The Five Ps of Leadership
Posted on May 24, 2018 by Umair Akram, One of Thousands of Executive Coaches on Noomii.
Leadership is a crucial component of effective management. This article outlines some basic concepts to help maximize management efficiency.
Leadership is a vast subject and there are whole libraries full of things that tell you what to do about leadership. This article is just a small addition…
The Five P’s of leadership are as follows:
1. Pay Attention to What’s Important
2. Praise What You Want to Continue
3. Punish What You Want to Stop
4. Pay for the Results You Want
5. Promote the People Who Deliver Those Results
1. Pay Attention to What’s Important:
The job of a leader is to concentrate on what’s most important so that it gets taken care of. Then let the rest of the stuff takes care of itself.
If a leader is a perfectionist, it is going to be hard for him to follow this P. Remember, there’s no P for perfectionism in our list of Ps.
The good leader recognizes that there are limited resources of time, energy, people, and money, and therefore, in order to be successful, he must focus on the big stuff first.
What underlies all of this is something called “Pareto’s Law”, more commonly known as the 80/20 rule.
“The 80/20 rules says that there’s 20% of the stuff you do that gets you 80% of the results. The trick is finding that 20%. Once you’ve found it you then you have to pay attention to it.”
Pay attention to it in your written and oral communications. Restate the key themes over and over. Don’t undervalue repetition, repetition makes for memory and memory makes for action.
Organize you day, your communications, your organizational structures, your reward systems and everything else to pay attention to what’s important and then do that with unremitting diligence.
2. Praise What You Want to Continue:
Praise is the best training tool that a leader can use.
Praise can simply be defined as a positive consequence that follows a positive action. It’s a reward for something done right. A good leader uses praise to get people to continue to do things or to take positive action. That’s where it’s best used.

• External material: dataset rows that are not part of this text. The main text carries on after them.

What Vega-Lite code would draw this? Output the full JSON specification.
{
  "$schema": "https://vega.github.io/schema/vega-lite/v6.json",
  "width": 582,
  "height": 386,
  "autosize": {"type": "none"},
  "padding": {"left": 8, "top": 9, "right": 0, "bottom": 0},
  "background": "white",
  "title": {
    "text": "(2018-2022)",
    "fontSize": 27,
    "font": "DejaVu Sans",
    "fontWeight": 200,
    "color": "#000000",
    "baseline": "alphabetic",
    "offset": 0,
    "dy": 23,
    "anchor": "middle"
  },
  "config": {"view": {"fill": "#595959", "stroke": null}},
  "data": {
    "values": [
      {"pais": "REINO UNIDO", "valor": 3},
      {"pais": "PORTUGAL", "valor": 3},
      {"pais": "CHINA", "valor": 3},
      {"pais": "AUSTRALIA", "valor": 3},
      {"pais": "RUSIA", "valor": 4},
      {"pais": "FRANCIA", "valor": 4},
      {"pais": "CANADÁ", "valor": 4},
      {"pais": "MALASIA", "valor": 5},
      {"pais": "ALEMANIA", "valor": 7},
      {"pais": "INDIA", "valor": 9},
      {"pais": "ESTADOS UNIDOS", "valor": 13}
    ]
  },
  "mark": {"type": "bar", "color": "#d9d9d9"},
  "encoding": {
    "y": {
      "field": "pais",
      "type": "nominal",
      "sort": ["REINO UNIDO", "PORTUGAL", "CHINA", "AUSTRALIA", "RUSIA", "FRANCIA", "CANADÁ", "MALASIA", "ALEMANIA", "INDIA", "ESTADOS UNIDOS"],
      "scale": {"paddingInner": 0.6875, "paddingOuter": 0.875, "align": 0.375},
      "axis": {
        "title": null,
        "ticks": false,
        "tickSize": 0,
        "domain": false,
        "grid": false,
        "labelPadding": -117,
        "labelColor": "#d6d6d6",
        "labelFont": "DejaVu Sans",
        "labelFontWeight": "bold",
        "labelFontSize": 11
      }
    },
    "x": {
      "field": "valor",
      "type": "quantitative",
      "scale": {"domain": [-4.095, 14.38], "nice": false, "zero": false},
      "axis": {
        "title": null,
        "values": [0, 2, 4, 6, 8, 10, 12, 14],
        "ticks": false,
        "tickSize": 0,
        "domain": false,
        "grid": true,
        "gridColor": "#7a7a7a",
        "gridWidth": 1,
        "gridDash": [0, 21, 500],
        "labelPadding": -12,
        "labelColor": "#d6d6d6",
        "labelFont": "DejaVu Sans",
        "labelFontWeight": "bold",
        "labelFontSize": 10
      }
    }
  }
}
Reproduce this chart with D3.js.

Remember, too, that praise is a tool that is most effective when it’s used inconsistently. Used consistently, praise tends to loose its force. So, don’t worry so much about praising everything that people do right, but do worry about praising.
3. Punish What You Want to Stop:
Punishment is the exact opposite of praise.
It is a negative consequence that follows negative behavior.
Someone explained this concept in very simple words:
“the good shall be rewarded and the unjust shall be punished in proportion to their deeds.”
Punishment – negative consequences – are the tool used to get people to stop stuff. If you figure out what’s most important for people to quit doing in your organization, rig up some kind of negative consequence for them if they do it.
In using this tool, a leader should always use precaution.
Mark Twain said, "A cat who sits on a hot stove will never sit on a hot stove again. But he won’t sit on a cold stove either.”
4. Pay for the Results You Want
Pay is one of the tangible ways a leader can reward people for doing good stuff. It’s another form of praise in visible and tangible form.
This should not be limited to paying money only. Pay people with time off, recognition, choice assignments, small gifts, and special bonuses to encourage the behavior you want.
Look for ways to pay for the results you want. Pay and praise are the things that get the engine of progress going.
5. Promote People Who Deliver the Results You Want
One of the most effective ways to increase productivity is to promote the people who deliver the desired results. The problem is that many leaders & organizations forget about it. They maintain reward and promotion systems that reward the old behavior, even while they’re trumpeting the new behavior in memo’s, meetings, and executive retreats.
In Summary, the five P’s of leadership will help you stay on track to positive organizational change. Remember to pay attention to what’s important, praise what you want to continue, punish what you want to stop, pay for the results you want, and promote the people who deliver those results and you’ll help your organization be the very best that it can become.